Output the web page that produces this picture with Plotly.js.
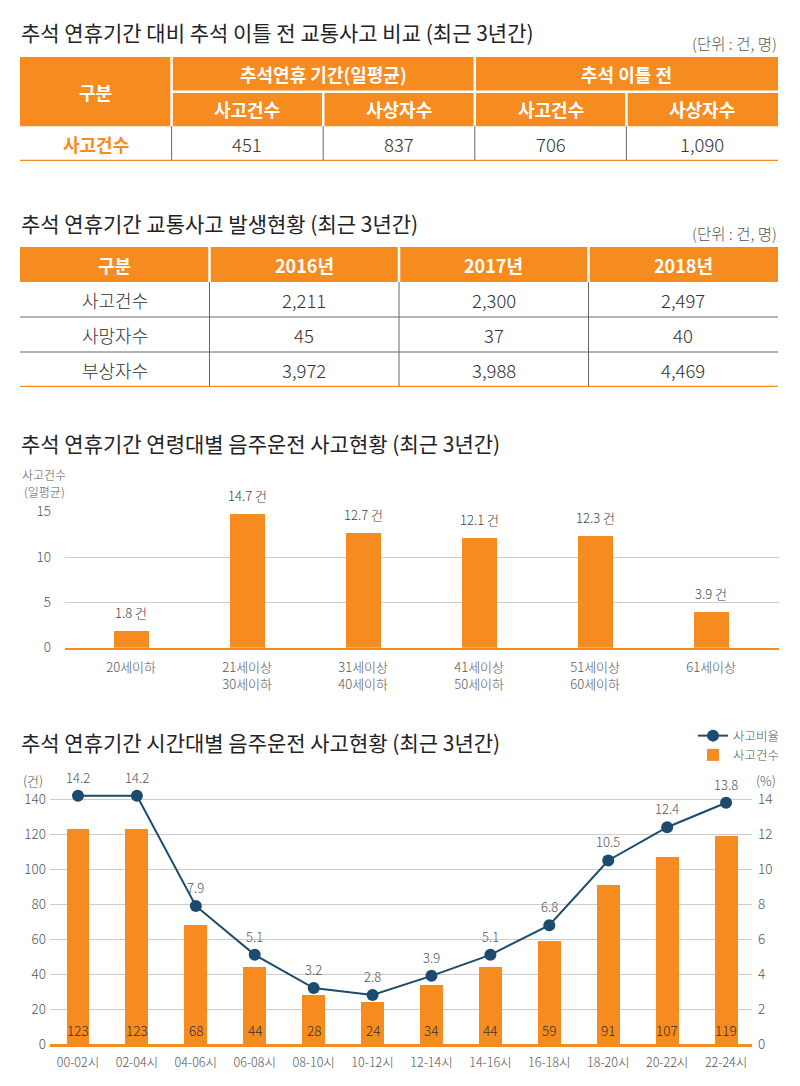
<!DOCTYPE html>
<html>
<head>
<meta charset="utf-8">
<script src="https://cdn.plot.ly/plotly-3.0.1.min.js"></script>
<style>
html,body{margin:0;padding:0;background:#ffffff;}
#chart{width:800px;height:1086px;}
</style>
</head>
<body>
<div id="chart"></div>
<script>
// ---------------- DATA ----------------
const titles = [
  '추석 연휴기간 대비 추석 이틀 전 교통사고 비교 (최근 3년간)',
  '추석 연휴기간 교통사고 발생현황 (최근 3년간)',
  '추석 연휴기간 연령대별 음주운전 사고현황 (최근 3년간)',
  '추석 연휴기간 시간대별 음주운전 사고현황 (최근 3년간)'
];
const unitNote = '(단위 : 건, 명)';

// Table 1
const t1Corner = '구분';
const t1Groups = ['추석연휴 기간(일평균)', '추석 이틀 전'];
const t1SubHeaders = ['사고건수', '사상자수', '사고건수', '사상자수'];
const t1RowLabel = '사고건수';
const t1Values = [451, 837, 706, 1090];

// Table 2
const t2Headers = ['구분', '2016년', '2017년', '2018년'];
const t2RowLabels = ['사고건수', '사망자수', '부상자수'];
const t2Y2016 = [2211, 45, 3972];
const t2Y2017 = [2300, 37, 3988];
const t2Y2018 = [2497, 40, 4469];

// Chart 3: age groups
const ageGroups = ['20세이하', '21세이상<br>30세이하', '31세이상<br>40세이하', '41세이상<br>50세이하', '51세이상<br>60세이하', '61세이상'];
const ageCounts = [1.8, 14.7, 12.7, 12.1, 12.3, 3.9];
const ageUnit = '건';
const ageAxisLabel = ['사고건수', '(일평균)'];

// Chart 4: time slots
const timeSlots = ['00-02시', '02-04시', '04-06시', '06-08시', '08-10시', '10-12시', '12-14시', '14-16시', '16-18시', '18-20시', '20-22시', '22-24시'];
const timeCounts = [123, 123, 68, 44, 28, 24, 34, 44, 59, 91, 107, 119];
const timeRates = [14.2, 14.2, 7.9, 5.1, 3.2, 2.8, 3.9, 5.1, 6.8, 10.5, 12.4, 13.8];
const countName = '사고건수';
const rateName = '사고비율';
const leftUnit = '(건)';
const rightUnit = '(%)';

// ---------------- STYLE ----------------
const W = 800, H = 1086;
const ORANGE = '#F68B1F';
const NAVY = '#1B4B6E';
const GRID = '#cccccc';
const FONT = '"Noto Sans CJK KR", "Noto Sans", sans-serif';
const LIGHT = 300;
const px = p => p / W;
const py = p => 1 - p / H;
const fmt = n => n.toLocaleString('en-US');

const shapes = [];
const annotations = [];

function line(xref, yref, x0, y0, x1, y1, color, width) {
  shapes.push({type: 'line', xref, yref, x0, y0, x1, y1, line: {color, width}, layer: 'above'});
}
function rect(xref, yref, x0, y0, x1, y1, color) {
  shapes.push({type: 'rect', xref, yref, x0, y0, x1, y1, fillcolor: color, line: {width: 0}, layer: 'below'});
}
function text(xref, yref, x, y, t, size, color, weight, extra) {
  annotations.push(Object.assign({xref, yref, x, y, text: t, showarrow: false,
    font: {family: FONT, size, color, weight: weight || 400}}, extra || {}));
}

// Titles
const titleY = [31.5, 222.5, 442.5, 742.5];
titles.forEach((t, i) => text('paper', 'paper', px(19), py(titleY[i]), t, 21, '#222222', 400, {xanchor: 'left', yanchor: 'middle'}));
text('paper', 'paper', px(779), py(42.5), unitNote, 15.5, '#555555', LIGHT, {xanchor: 'right', yanchor: 'middle'});
text('paper', 'paper', px(779), py(232.5), unitNote, 15.5, '#555555', LIGHT, {xanchor: 'right', yanchor: 'middle'});

// ---------- Table 1 (axes x4/y4) ----------
const nc1 = 1 + t1SubHeaders.length;
rect('x4', 'y4', 0, 0, nc1, 2, ORANGE);
text('x4', 'y4', 0.5, 1, t1Corner, 18, '#ffffff', 700);
t1Groups.forEach((g, i) => text('x4', 'y4', 1 + i * 2 + 1, 0.5, g, 18, '#ffffff', 700));
t1SubHeaders.forEach((s, i) => text('x4', 'y4', 1 + i + 0.5, 1.5, s, 18, '#ffffff', 700));
text('x4', 'y4', 0.5, 2.5, t1RowLabel, 18, ORANGE, 700);
t1Values.forEach((v, i) => text('x4', 'y4', 1 + i + 0.5, 2.5, fmt(v), 18.5, '#333333', LIGHT));
// header separators
line('x4', 'y4', 1, 0, 1, 2, '#ffffff', 2.5);
t1Groups.forEach((g, i) => { if (i > 0) line('x4', 'y4', 1 + i * 2, 0, 1 + i * 2, 2, '#ffffff', 2.5); });
line('x4', 'y4', 1, 1, nc1, 1, '#ffffff', 2.5);
t1SubHeaders.forEach((s, i) => { if (i > 0 && i % 2 === 1) line('x4', 'y4', 1 + i, 1, 1 + i, 2, '#ffffff', 2.5); });
// body separators
t1SubHeaders.forEach((s, i) => line('x4', 'y4', 1 + i, 2, 1 + i, 3, '#666666', 1));
line('x4', 'y4', 0, 3, nc1, 3, ORANGE, 2.5);

// ---------- Table 2 (axes x5/y5) ----------
const nc2 = t2Headers.length;
const nr2 = t2RowLabels.length;
rect('x5', 'y5', 0, 0, nc2, 1, ORANGE);
t2Headers.forEach((h, i) => text('x5', 'y5', i + 0.5, 0.5, h, 18, '#ffffff', 700));
for (let i = 1; i < nc2; i++) {
  line('x5', 'y5', i, 0, i, 1, '#ffffff', 2.5);
  line('x5', 'y5', i, 1, i, 1 + nr2, '#666666', 1);
}
for (let r = 1; r < nr2; r++) line('x5', 'y5', 0, 1 + r, nc2, 1 + r, '#666666', 1);
line('x5', 'y5', 0, 1 + nr2, nc2, 1 + nr2, ORANGE, 2.5);
const t2Cols = [t2Y2016, t2Y2017, t2Y2018];
t2RowLabels.forEach((lab, r) => {
  text('x5', 'y5', 0.5, 1 + r + 0.5, lab, 18, '#333333', LIGHT);
  t2Cols.forEach((col, c) => text('x5', 'y5', 1 + c + 0.5, 1 + r + 0.5, fmt(col[r]), 18.5, '#333333', LIGHT));
});

// ---------- Chart 3 labels ----------
ageGroups.forEach((g, i) => text('x', 'y', g, ageCounts[i], ageCounts[i] + ' ' + ageUnit, 13, '#444444', LIGHT, {yanchor: 'bottom', yshift: 7}));
text('paper', 'paper', px(44), py(475), ageAxisLabel[0], 12, '#555555', LIGHT, {xanchor: 'center', yanchor: 'middle', borderpad: 0});
text('paper', 'paper', px(44), py(492), ageAxisLabel[1], 12, '#555555', LIGHT, {xanchor: 'center', yanchor: 'middle', borderpad: 0});

// ---------- Chart 4 labels ----------
timeSlots.forEach((s, i) => {
  text('x2', 'y2', s, 0, String(timeCounts[i]), 13.5, '#333333', LIGHT, {yanchor: 'bottom', yshift: 2});
  text('x2', 'y3', s, timeRates[i], String(timeRates[i]), 13, '#555555', LIGHT, {yanchor: 'bottom', yshift: 7});
});
text('paper', 'paper', px(33), py(780), leftUnit, 13, '#555555', LIGHT, {xanchor: 'center', yanchor: 'middle'});
text('paper', 'paper', px(766), py(780), rightUnit, 13, '#555555', LIGHT, {xanchor: 'center', yanchor: 'middle'});

// ---------------- TRACES ----------------
const traces = [
  {type: 'bar', x: ageGroups, y: ageCounts, xaxis: 'x', yaxis: 'y', marker: {color: ORANGE}, width: 0.3, showlegend: false, hoverinfo: 'none'},
  {type: 'bar', x: timeSlots, y: timeCounts, xaxis: 'x2', yaxis: 'y2', name: countName, marker: {color: ORANGE}, width: 0.39, showlegend: true, hoverinfo: 'none'},
  {type: 'scatter', mode: 'lines+markers', x: timeSlots, y: timeRates, xaxis: 'x2', yaxis: 'y3', name: rateName, cliponaxis: false,
   line: {color: NAVY, width: 2}, marker: {color: NAVY, size: 12}, showlegend: true, hoverinfo: 'none'}
];

const tickFont = s => ({family: FONT, size: s, color: '#555555', weight: LIGHT});
const pxPerCount = 1.748;

const layout = {
  width: W, height: H,
  margin: {l: 0, r: 0, t: 0, b: 0},
  paper_bgcolor: '#ffffff', plot_bgcolor: 'rgba(0,0,0,0)',
  font: {family: FONT, color: '#333333'},
  showlegend: true,
  hovermode: false,
  bargap: 0,
  legend: {
    x: px(693), y: py(721), xanchor: 'left', yanchor: 'top',
    traceorder: 'reversed', font: {family: FONT, size: 12.5, color: '#555555', weight: LIGHT},
    bgcolor: 'rgba(0,0,0,0)', itemwidth: 30, tracegroupgap: 0
  },
  // Chart 3
  xaxis: {domain: [px(65), px(779)], type: 'category', range: [-0.57, 5.585], showgrid: false, zeroline: false,
          showline: true, linecolor: ORANGE, linewidth: 2.5, ticks: '', tickfont: tickFont(13), ticklabelstandoff: 6, fixedrange: true},
  yaxis: {domain: [py(647.7), py(511.2)], range: [0, 15.05], dtick: 5, tick0: 0, showgrid: true, gridcolor: GRID, gridwidth: 1,
          zeroline: false, showline: false, ticks: '', tickfont: tickFont(13.5), ticklabelstandoff: 13, fixedrange: true},
  // Chart 4
  xaxis2: {domain: [px(50), px(752)], anchor: 'y2', type: 'category', range: [-0.475, 11.44], showgrid: false, zeroline: false,
           showline: true, linecolor: ORANGE, linewidth: 2.5, ticks: '', tickfont: tickFont(12.5), ticklabelstandoff: 5, fixedrange: true},
  yaxis2: {domain: [py(1044), py(1044 - 143 * pxPerCount)], anchor: 'x2', range: [0, 143], tickvals: [0, 20, 40, 60, 80, 100, 120, 140],
           showgrid: true, gridcolor: GRID, gridwidth: 1,
           zeroline: false, showline: false, ticks: '', tickfont: tickFont(13.5), ticklabelstandoff: 3, fixedrange: true},
  yaxis3: {overlaying: 'y2', anchor: 'x2', side: 'right', range: [0, 14.3], tickvals: [0, 2, 4, 6, 8, 10, 12, 14], showgrid: false,
           zeroline: false, showline: false, ticks: '', tickfont: tickFont(13.5), ticklabelstandoff: 5, fixedrange: true},
  // Table 1
  xaxis4: {domain: [px(20), px(778)], anchor: 'y4', range: [0, nc1], visible: false, fixedrange: true},
  yaxis4: {domain: [py(161), py(57)], anchor: 'x4', range: [3, 0], visible: false, fixedrange: true},
  // Table 2
  xaxis5: {domain: [px(20), px(778)], anchor: 'y5', range: [0, nc2], visible: false, fixedrange: true},
  yaxis5: {domain: [py(387), py(247)], anchor: 'x5', range: [1 + nr2, 0], visible: false, fixedrange: true},
  shapes: shapes,
  annotations: annotations
};

Plotly.newPlot('chart', traces, layout, {displayModeBar: false, staticPlot: true});
</script>
</body>
</html>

##########

Task requirements: From the first line of the listing above, repeat every line through the one holding "const unitNote = '(단위 : 건, 명)';". Both ends count, and pictures stay out.

Answer for the task:
Output the web page that produces this picture with Plotly.js.
<!DOCTYPE html>
<html>
<head>
<meta charset="utf-8">
<script src="https://cdn.plot.ly/plotly-3.0.1.min.js"></script>
<style>
html,body{margin:0;padding:0;background:#ffffff;}
#chart{width:800px;height:1086px;}
</style>
</head>
<body>
<div id="chart"></div>
<script>
// ---------------- DATA ----------------
const titles = [
  '추석 연휴기간 대비 추석 이틀 전 교통사고 비교 (최근 3년간)',
  '추석 연휴기간 교통사고 발생현황 (최근 3년간)',
  '추석 연휴기간 연령대별 음주운전 사고현황 (최근 3년간)',
  '추석 연휴기간 시간대별 음주운전 사고현황 (최근 3년간)'
];
const unitNote = '(단위 : 건, 명)';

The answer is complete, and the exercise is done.